+++ Source material

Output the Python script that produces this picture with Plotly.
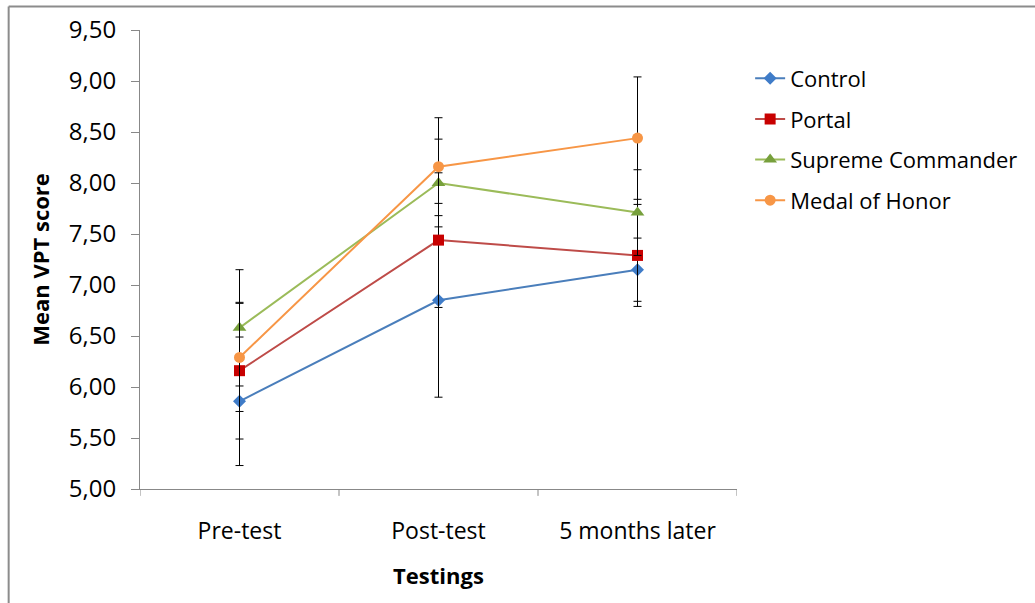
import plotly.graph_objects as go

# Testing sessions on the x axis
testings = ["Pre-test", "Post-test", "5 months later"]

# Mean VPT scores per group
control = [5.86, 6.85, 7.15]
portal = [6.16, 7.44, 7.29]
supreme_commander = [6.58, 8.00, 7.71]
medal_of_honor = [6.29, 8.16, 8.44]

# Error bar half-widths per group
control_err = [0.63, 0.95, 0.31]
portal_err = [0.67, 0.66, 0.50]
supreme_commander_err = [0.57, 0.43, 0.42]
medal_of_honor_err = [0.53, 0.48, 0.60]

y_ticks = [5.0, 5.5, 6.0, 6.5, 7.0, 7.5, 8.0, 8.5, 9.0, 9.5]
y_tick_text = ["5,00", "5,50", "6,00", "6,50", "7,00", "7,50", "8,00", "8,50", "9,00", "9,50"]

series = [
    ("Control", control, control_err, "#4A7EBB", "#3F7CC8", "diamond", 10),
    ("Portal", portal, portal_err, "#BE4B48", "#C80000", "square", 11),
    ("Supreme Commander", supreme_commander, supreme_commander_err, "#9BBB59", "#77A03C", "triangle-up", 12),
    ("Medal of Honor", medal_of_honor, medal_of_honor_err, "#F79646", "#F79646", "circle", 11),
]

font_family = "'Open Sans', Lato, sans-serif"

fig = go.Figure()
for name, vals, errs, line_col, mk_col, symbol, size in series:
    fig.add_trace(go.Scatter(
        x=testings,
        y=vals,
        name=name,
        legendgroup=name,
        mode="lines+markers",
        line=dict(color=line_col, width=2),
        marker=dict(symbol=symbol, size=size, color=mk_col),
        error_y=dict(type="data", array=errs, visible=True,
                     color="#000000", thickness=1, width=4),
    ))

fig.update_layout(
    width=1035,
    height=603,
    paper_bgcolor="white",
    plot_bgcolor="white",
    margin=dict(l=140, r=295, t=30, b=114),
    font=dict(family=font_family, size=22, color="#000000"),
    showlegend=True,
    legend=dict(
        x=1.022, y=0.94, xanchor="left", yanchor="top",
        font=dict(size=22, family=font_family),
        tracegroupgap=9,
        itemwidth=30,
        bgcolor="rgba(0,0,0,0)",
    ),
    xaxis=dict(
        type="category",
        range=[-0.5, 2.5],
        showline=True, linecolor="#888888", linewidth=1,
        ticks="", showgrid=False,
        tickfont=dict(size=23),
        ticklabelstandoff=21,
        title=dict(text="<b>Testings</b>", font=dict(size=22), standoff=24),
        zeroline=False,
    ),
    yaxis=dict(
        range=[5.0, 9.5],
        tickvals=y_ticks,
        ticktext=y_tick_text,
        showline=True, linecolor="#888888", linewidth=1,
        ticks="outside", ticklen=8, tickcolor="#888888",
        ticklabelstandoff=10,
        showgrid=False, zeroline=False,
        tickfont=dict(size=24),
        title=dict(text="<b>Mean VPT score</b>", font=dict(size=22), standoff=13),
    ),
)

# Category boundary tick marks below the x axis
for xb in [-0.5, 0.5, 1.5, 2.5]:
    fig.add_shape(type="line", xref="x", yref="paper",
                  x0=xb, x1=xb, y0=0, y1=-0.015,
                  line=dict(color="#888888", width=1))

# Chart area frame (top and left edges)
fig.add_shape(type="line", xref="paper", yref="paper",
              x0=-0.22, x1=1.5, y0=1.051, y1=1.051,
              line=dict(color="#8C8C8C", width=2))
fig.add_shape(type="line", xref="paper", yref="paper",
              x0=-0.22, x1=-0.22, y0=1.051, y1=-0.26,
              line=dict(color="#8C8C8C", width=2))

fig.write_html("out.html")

++++++
+++ Source material

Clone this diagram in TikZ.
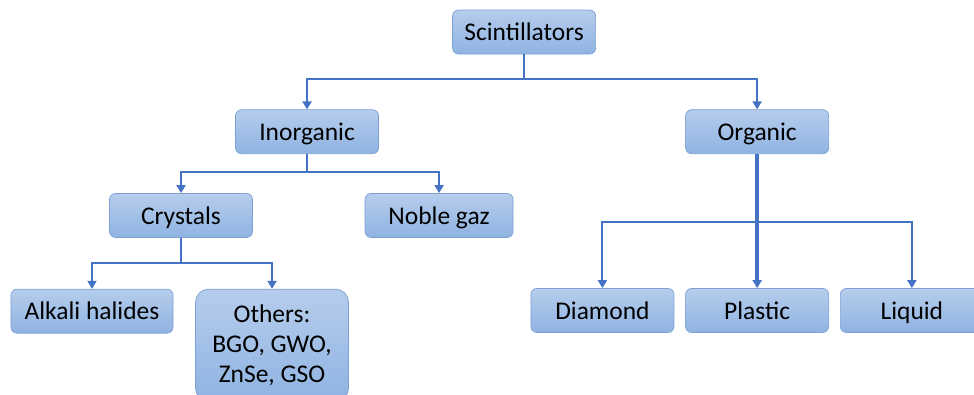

++++++

• **Exercise task**
Wherever a line in the data above holds "this", copy that line.

• **Exercise answer**
Output the Python script that produces this picture with Plotly.
Clone this diagram in TikZ.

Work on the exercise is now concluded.